I schedule play dates even though I would rather be at home cuddled up in bed with a good book and snacks. But anti-social mommy isn’t the best role model for the kids. So I pull on some clothes, chase my toddlers around the home to get ready, spend an hour stuffing food down their throats and packing snacks before heading to the park so they can socialize with other kids.
* * *
I called the girls over to me in the middle of their playing. I took each girl and pulled the waistband to their pants a tad to check to see if either one of them had pooped.
Nope, no poop.
I fed them another bite of their lunch and urged them again to go back to play. I looked back at my friend who chuckled to her self. I continued the conversation saying:
“I believe we live many lives at different times … and I embrace the life I am living now in early motherhood where I am giving my full attention to my girls when they need me the most. “
The things I found fun and exciting before are no longer enjoyable to me now.
My family means the world to me.
Their safety and security means the world to me.
I now have something to live for. I might have been living before, but was I really alive? This family of mine, these toddlers of mine, give me value to my life.
They give me a reason to keep going.
They give me a reason to strive.
A reason to thrive as a stay at home mother and wife.
I look forward to the many more lives I will live in the future.
The life of a career woman, a business woman, the life of a traveler, a philanthropist, and one day agrandmother.
All in Gods great glory.
I believe we were never created to stay in one season forever. Seasons change, so do our lives. And I embrace that.
I embrace every late night with my sleep-avoiding toddlers and every early morning making breakfast to see my husband off before he heads to work at the crack of dawn.
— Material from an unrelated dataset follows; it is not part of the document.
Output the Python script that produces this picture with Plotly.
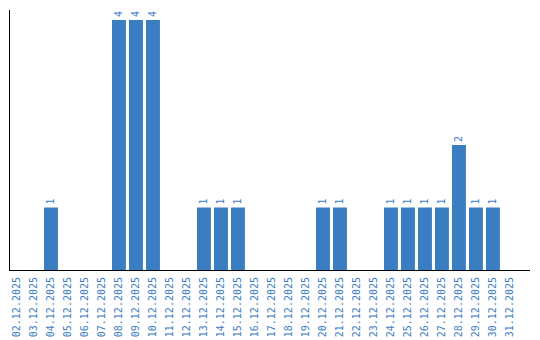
import plotly.graph_objects as go

dates = [f"{d:02d}.12.2025" for d in range(2, 32)]
values = [0, 0, 1, 0, 0, 0, 4, 4, 4, 0, 0, 1, 1, 1, 0, 0, 0, 0, 1, 1, 0, 0, 1, 1, 1, 1, 2, 1, 1, 0]
labels = [str(v) if v else "" for v in values]

BLUE = "#3b7dc1"
FONT = "DejaVu Sans Mono"

fig = go.Figure(go.Bar(
    x=dates, y=values, text=labels, textposition="outside", textangle=-90,
    textfont=dict(family=FONT, size=10, color=BLUE),
    marker=dict(color=BLUE, line=dict(width=0)), cliponaxis=False,
))
fig.update_layout(
    width=540, height=340, margin=dict(l=10, r=10, t=10, b=70),
    paper_bgcolor="white", plot_bgcolor="white", bargap=0.18,
    showlegend=False, uniformtext=dict(mode=False),
)
fig.update_xaxes(type="category", range=[-0.41, 30.18], showline=True, linecolor="black", linewidth=1,
                 tickangle=-90, ticks="", showgrid=False, zeroline=False, automargin=False,
                 ticklabelstandoff=2,
                 tickfont=dict(family=FONT, size=10, color=BLUE))
fig.update_yaxes(range=[0, 4.16], showline=True, linecolor="black", linewidth=1, automargin=False,
                 showticklabels=False, ticks="", showgrid=False, zeroline=False)
fig.write_html("out.html")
I embrace every awkward stare at the store as my girls throw tantrums because I refuse to buy that ridiculously priced toy they randomly picked up.
I embrace searching the home up and down for that missing shoe that would go perfectly with my daughter’s outfit but for the life of me cannot find.
Or changing that last minute poop diaper when I already made it to the car from the house with the kids.
I embrace every up and down, every twist and turn,every high and low.
Because I know it will not last forever.
And soon, I another life I will live.